- Requirements -
Without the pictures, return exactly the lines from the one with "Write a Python" through the one with "import numpy as np". Both end lines belong in the copy.

- Records from a data source -
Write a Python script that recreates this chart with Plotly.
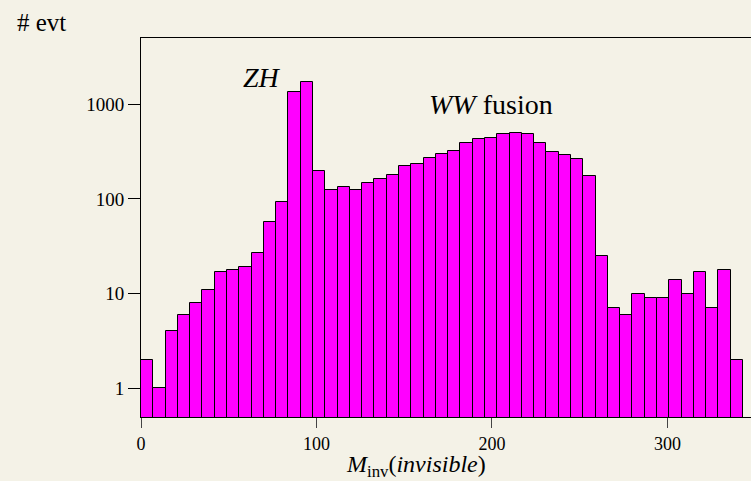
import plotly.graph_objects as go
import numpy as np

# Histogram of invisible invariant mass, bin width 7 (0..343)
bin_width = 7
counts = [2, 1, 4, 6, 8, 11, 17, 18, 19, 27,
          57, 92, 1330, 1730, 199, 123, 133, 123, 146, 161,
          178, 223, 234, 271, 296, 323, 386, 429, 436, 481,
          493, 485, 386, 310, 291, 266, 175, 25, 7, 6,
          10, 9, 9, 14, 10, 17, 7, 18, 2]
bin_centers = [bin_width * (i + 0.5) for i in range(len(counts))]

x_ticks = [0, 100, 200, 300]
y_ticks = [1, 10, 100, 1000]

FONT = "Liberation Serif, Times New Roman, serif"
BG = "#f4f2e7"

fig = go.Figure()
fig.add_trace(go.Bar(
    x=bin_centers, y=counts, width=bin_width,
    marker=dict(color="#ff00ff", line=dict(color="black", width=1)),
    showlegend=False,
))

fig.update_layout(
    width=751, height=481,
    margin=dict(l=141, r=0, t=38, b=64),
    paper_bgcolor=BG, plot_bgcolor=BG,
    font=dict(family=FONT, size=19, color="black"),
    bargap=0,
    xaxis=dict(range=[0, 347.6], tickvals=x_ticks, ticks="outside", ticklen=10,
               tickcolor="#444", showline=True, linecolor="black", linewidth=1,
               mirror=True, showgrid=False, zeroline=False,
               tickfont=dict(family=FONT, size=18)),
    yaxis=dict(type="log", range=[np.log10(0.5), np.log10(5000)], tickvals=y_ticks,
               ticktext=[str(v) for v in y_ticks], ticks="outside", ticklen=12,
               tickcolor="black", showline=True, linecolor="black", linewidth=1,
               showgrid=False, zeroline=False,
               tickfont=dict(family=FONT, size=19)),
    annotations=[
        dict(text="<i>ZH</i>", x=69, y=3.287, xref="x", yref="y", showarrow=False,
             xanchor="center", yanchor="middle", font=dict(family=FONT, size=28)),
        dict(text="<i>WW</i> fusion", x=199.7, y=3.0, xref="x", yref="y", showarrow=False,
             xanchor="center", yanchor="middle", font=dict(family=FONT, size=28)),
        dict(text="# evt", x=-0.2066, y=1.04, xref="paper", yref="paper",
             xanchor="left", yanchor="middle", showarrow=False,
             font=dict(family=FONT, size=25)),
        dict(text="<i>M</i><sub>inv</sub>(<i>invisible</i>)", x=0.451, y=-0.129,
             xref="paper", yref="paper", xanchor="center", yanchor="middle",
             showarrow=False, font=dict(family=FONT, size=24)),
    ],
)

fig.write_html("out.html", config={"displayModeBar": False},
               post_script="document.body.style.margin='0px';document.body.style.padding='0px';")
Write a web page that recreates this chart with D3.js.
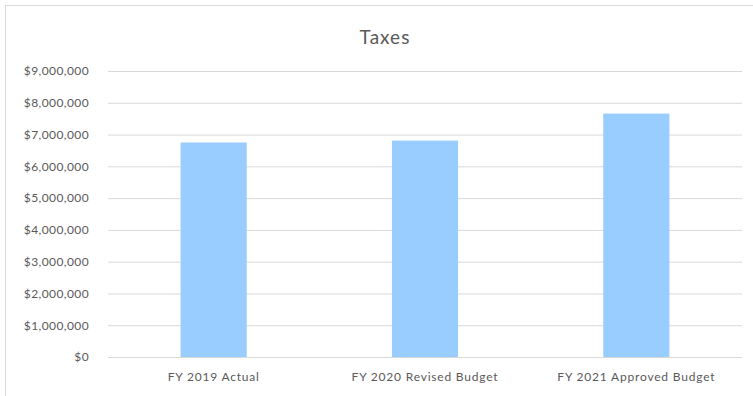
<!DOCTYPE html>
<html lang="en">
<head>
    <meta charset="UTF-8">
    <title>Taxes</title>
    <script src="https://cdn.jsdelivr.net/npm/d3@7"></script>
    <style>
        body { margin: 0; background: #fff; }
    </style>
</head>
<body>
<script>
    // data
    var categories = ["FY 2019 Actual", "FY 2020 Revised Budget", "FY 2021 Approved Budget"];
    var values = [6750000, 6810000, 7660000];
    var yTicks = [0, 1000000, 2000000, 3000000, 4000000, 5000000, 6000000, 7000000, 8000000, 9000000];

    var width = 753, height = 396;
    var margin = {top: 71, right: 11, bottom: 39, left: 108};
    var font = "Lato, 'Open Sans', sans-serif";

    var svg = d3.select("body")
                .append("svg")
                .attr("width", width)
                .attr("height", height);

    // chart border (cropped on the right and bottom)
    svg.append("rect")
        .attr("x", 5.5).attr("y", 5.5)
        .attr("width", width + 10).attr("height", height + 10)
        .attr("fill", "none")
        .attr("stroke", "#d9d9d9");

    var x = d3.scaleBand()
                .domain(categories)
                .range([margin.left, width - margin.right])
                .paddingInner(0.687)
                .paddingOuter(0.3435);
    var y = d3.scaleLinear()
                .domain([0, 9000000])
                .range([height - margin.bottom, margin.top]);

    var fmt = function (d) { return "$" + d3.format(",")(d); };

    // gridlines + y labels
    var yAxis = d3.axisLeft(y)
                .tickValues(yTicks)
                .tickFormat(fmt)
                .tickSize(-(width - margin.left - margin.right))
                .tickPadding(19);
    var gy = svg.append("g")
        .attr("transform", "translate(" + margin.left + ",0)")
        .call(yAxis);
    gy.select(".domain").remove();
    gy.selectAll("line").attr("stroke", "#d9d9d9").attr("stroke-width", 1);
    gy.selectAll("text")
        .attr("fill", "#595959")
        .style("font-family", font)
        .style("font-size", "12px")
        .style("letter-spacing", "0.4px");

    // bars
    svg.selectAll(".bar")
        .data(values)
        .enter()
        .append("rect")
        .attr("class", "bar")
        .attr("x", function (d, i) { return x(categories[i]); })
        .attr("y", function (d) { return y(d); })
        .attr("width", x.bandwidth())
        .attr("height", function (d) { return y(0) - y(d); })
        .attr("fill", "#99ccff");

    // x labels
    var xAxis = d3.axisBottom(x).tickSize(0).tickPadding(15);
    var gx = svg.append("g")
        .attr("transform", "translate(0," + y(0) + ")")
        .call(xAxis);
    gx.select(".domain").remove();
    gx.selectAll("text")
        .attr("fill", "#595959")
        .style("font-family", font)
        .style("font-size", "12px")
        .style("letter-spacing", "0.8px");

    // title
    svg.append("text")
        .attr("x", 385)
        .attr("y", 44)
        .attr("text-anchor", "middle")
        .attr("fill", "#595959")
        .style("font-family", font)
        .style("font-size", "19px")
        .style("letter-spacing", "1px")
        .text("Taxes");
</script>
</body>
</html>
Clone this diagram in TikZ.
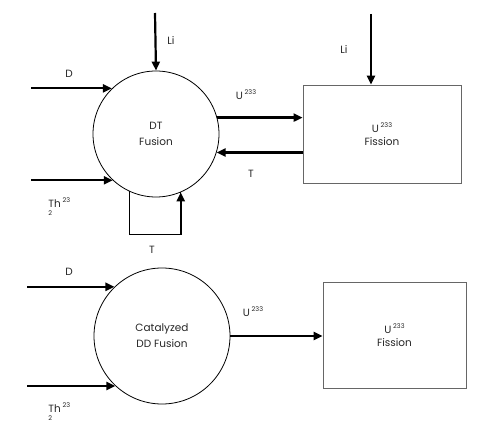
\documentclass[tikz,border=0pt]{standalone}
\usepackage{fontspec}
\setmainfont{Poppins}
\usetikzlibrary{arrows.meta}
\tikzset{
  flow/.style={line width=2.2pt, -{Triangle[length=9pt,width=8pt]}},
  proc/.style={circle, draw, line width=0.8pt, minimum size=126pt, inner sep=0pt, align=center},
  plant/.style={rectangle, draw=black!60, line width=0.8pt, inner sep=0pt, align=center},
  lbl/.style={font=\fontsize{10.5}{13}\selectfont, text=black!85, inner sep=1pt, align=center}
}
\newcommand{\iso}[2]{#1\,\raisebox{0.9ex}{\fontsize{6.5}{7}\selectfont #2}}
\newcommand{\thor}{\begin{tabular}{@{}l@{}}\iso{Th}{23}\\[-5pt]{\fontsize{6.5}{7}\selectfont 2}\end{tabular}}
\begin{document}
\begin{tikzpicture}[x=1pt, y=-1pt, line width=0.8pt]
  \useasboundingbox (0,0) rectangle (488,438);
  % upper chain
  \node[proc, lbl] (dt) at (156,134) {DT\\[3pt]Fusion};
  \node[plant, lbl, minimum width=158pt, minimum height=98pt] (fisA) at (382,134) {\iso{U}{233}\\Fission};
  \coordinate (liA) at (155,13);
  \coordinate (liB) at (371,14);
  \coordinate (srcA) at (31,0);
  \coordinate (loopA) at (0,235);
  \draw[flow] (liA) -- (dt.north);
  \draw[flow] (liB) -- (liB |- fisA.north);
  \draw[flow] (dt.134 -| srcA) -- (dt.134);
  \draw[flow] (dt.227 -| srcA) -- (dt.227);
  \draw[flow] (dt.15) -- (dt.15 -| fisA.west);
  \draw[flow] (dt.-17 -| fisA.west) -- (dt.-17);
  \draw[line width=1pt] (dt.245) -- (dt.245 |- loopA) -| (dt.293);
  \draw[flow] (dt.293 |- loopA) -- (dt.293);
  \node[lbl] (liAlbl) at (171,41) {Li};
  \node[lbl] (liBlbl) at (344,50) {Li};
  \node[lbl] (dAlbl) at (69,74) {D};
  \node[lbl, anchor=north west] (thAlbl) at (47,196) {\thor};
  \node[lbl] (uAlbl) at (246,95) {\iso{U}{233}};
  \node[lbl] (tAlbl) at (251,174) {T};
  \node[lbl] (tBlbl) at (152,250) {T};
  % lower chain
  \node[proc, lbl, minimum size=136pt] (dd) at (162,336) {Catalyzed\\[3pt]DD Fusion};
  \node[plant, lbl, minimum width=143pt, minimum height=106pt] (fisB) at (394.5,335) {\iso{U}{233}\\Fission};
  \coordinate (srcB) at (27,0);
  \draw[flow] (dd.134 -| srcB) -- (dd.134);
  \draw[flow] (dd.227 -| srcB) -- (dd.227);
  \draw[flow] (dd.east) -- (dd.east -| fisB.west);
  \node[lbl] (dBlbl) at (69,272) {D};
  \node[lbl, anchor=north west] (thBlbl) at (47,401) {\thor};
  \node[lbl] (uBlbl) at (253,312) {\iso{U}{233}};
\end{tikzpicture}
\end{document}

==

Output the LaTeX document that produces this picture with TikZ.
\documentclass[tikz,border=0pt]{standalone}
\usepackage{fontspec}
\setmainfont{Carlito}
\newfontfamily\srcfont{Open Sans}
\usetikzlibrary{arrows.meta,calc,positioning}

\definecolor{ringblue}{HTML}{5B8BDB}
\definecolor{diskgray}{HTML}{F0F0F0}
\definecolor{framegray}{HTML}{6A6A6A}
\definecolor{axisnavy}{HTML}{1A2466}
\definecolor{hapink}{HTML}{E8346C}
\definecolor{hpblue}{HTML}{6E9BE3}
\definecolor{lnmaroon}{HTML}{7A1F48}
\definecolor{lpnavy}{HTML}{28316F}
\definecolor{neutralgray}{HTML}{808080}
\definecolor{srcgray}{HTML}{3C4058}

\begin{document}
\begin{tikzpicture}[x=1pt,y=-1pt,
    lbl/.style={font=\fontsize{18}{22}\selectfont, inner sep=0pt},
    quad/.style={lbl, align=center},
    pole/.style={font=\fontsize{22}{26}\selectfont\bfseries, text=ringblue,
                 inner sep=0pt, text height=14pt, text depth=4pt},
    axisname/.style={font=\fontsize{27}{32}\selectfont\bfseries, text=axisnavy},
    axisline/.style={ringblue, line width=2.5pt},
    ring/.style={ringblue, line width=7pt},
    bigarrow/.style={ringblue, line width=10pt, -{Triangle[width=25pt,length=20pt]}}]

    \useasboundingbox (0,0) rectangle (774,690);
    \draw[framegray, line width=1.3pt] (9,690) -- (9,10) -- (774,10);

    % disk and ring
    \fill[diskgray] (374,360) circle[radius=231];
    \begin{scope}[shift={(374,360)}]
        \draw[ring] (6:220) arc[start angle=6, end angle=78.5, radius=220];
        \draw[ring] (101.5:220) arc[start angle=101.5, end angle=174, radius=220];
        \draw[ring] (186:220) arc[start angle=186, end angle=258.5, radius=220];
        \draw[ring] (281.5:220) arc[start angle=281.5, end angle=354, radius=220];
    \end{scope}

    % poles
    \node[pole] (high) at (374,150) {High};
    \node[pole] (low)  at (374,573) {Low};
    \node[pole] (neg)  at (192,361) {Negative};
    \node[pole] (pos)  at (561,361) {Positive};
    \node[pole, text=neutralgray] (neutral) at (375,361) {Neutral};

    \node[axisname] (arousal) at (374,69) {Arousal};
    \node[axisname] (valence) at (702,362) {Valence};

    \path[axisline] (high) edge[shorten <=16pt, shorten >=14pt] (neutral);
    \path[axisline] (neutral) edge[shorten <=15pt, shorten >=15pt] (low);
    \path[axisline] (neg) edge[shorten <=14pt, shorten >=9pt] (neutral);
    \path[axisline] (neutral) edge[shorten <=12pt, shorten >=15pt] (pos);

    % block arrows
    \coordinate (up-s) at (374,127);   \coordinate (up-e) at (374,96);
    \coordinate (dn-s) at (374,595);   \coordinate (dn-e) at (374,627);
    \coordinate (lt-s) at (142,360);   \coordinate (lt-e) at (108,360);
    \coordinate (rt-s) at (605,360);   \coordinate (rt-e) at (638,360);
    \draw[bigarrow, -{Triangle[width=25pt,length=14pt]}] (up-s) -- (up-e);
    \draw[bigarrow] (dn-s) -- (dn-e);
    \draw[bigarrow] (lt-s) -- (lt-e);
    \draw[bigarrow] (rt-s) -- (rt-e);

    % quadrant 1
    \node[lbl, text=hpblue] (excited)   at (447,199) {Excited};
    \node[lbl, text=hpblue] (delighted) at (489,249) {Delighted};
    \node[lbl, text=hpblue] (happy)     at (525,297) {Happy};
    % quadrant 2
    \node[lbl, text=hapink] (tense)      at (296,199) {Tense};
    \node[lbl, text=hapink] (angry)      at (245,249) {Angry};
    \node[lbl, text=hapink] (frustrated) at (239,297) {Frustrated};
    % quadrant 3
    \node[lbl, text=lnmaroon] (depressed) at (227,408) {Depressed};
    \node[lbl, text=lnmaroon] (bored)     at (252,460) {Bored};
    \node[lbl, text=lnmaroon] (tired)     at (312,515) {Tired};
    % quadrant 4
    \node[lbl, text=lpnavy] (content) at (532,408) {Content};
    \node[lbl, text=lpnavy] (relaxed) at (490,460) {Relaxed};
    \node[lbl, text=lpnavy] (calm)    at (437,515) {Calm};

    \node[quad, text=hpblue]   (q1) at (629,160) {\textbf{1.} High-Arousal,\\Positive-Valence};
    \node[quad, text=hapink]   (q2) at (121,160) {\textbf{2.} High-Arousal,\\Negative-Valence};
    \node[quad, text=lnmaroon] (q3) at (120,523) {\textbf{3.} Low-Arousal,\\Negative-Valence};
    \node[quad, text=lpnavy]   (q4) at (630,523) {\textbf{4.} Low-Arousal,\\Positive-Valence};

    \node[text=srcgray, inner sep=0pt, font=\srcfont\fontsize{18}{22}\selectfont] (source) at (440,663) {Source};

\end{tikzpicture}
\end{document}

- Solution -
Write a Python script that recreates this chart with Plotly.
import plotly.graph_objects as go
import numpy as np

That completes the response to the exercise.